Recording

Philosophy of the World Recording

STEVE FISK MIXES INDIES IN THE BOX AT HOME 4/01/2008 8:00 AM Eastern

Seattle-based producer/engineer/musician Steve Fisk (www.stevefisk.com) developed his craft in the 1980s and '90s as part of the Pacific Northwest's burgeoning indie-rock scene. Working in various studios, Fisk helped shape and document the sounds of acts such as the Screaming Trees, Beat Happening, Soundgarden, Nirvana and Unwound. He initially set up some gear at home to work on personal projects, but found himself working with his client base of rock bands and singer/songwriters in his home.

Today, Fisk uses his Pro Tools-based home studio for mixing and occasional tracking and overdubbing sessions. “Traditionally, and 90 percent of the time, I spend three to four days doing basics in a big studio and then I drag things in here for the other stuff,” Fisk explains. He says that he prefers tracking in studios that have high-quality vintage mixing boards. “I've always favored older boards. Part of the interesting thing about recording digitally with an older board is you really get the sound of the damn board.”
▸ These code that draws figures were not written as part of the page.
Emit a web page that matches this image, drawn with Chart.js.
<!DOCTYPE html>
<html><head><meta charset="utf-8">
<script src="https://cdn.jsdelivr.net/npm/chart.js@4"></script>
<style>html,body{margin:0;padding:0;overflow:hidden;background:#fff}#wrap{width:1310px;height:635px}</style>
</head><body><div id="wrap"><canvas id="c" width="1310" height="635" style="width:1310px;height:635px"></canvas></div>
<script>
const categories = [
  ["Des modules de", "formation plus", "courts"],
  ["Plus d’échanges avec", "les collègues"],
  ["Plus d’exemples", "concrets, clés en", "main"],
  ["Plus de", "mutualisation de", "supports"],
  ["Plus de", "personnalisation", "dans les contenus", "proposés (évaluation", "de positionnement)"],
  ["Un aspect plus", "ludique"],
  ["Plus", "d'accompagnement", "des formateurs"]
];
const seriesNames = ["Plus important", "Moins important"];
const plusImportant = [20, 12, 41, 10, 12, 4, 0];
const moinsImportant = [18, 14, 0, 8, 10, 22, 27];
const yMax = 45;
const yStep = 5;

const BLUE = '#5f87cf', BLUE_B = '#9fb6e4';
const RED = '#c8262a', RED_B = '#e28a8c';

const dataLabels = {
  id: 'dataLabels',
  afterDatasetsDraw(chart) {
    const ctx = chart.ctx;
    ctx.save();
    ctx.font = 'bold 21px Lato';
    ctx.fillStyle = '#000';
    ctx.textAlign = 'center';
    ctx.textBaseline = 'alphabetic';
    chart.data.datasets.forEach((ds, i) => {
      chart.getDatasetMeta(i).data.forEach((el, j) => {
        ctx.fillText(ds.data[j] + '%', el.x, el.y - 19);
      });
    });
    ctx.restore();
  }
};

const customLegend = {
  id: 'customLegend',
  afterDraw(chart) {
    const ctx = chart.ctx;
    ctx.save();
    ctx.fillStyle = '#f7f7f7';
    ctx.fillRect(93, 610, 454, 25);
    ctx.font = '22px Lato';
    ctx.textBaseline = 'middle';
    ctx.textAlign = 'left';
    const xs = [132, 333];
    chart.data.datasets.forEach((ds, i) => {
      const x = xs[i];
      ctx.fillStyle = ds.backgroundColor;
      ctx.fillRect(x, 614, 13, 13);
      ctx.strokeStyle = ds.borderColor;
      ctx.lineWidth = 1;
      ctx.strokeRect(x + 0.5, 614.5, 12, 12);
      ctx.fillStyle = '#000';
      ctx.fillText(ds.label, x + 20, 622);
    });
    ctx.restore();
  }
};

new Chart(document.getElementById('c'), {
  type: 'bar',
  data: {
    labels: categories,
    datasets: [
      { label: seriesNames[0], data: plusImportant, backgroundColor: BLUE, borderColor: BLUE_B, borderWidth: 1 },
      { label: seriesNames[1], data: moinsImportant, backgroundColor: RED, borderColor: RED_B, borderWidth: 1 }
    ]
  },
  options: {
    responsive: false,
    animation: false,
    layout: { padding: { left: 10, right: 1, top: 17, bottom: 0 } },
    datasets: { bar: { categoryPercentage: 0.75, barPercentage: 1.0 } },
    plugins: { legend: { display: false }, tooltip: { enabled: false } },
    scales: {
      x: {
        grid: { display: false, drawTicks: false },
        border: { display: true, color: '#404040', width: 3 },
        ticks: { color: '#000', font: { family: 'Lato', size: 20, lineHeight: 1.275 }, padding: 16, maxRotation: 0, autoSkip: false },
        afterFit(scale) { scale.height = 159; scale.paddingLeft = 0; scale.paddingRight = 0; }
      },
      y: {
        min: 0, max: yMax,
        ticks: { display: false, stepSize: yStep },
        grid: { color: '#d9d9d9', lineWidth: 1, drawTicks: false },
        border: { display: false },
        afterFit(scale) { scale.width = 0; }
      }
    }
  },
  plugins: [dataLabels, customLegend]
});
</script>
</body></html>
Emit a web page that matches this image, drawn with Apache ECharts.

Steve Fisk in his control room at home, surrounded by top gear

In recent years, Fisk came to specialize in mixing within Pro Tools, and because of his analog aesthetic, he employs analog summing to “get around the limitations of Pro Tools,” he explains. “That's how I'm doing my best work right now. I like mixing in other studios, but a lot of people that I work with are economy-minded, or if there's money to spend it gets spent in tracking. Plus, people like what it sounds like.”

Fisk describes his home as “an old bungalow from 1929 with a lot of amazing Scandinavian woodwork.” His living room serves as the tracking room. “Just by accident, [it] actually is a very nice-sounding place to record with its combination of drywall, veneered wooden ceiling, carpeting, the furniture and the fireplace,” he notes. “There's a veneered wall, as well, so all the sound bounces around in a very pleasant way. For years, we recorded vocals in here, and said, ‘Wow! This is a beautiful vocal room.’ Somewhere along the way, people started bringing drum sets in here.”

An add-on room in the back of the house, which measures 12×32 feet, serves as the control room. “I've done a lot of work to try to make it [acoustically] neutral with foam treatments and putting up [Auralex] LENRD [bass traps] in the corner, and some diffusion in the back.”

The control room houses a Mac G5 and Pro Tools HD3 Accel system with Pro Tools Version 7.4 and a Digidesign 192 I/O audio interface. For analog summing, Fisk relies on a Roll Music Systems RMS216 Folcrom passive summing device. “It doesn't try to sound like an API or a Neve; it's theoretically neutral because its coil is completely passive,” he says.

Quality outboard gear is also central to Fisk's production. “I use different mic pre's, depending on what I'm doing,” he says. These pieces comprise a Summit Audio TPA-200B, three Chameleon Labs Model 7602s, which emulate the Neve 1073, and a Mackie Onyx 800R digital mic pre. His main compressor is a Joemeek C2 photo-optical stereo unit. Fisk's mic cabinet is modest: “I rent mics, but the Chameleon Labs TS-2 and Pacific Pro Audio LD-Tube see a lot of duty.”

Fisk's vintage effects processors include an Echoplex, as well as Master Room and AKG BX20 spring reverb units, and he uses his ARP 2600 synth as both an audio source and a processor. Other vintage gear includes a Mellotron Mark VI and Moog Theremin. Fisk monitors with ADAM P11As and Yamaha NS-10Ms. “I also have a $65 Logitech system with a crappy subwoofer because I figure some people are actually listening on that,” he adds.

This year, Fisk produced Cody's Dream from Mark Pickerel and His Praying Hands, and Paul Manousos' Common Thread (reviewed in “Cool Spins,” page 128). “Pickerel's last record was almost completely in the box,” Fisk notes. “The songs are post-modern references to older material, [but] I told him, ‘If you hear Amy Winehouse, you don't need to have old-sounding sounds; your arrangements and your approach are old sounding.’ Paul's records are usually recorded pretty traditionally. [He's] the loudest singer I've worked with in a long time. He hits notes like an opera singer. I think he actually enjoys being hard to record.” [Laughs]

Both Pickerel and Manousos are Fisk's longtime clients and friends, and a look at Fisk's extensive discography reveals repeated collaborations with many artists. “I've been lucky enough to do multiple projects with several people,” he says. “You develop a lot of communication and vocabulary, and a lot of approaches, so hopefully each time you get together you're working quicker, more efficiently and more creatively.”


Matt Gallagher is an assistant editor at Mix.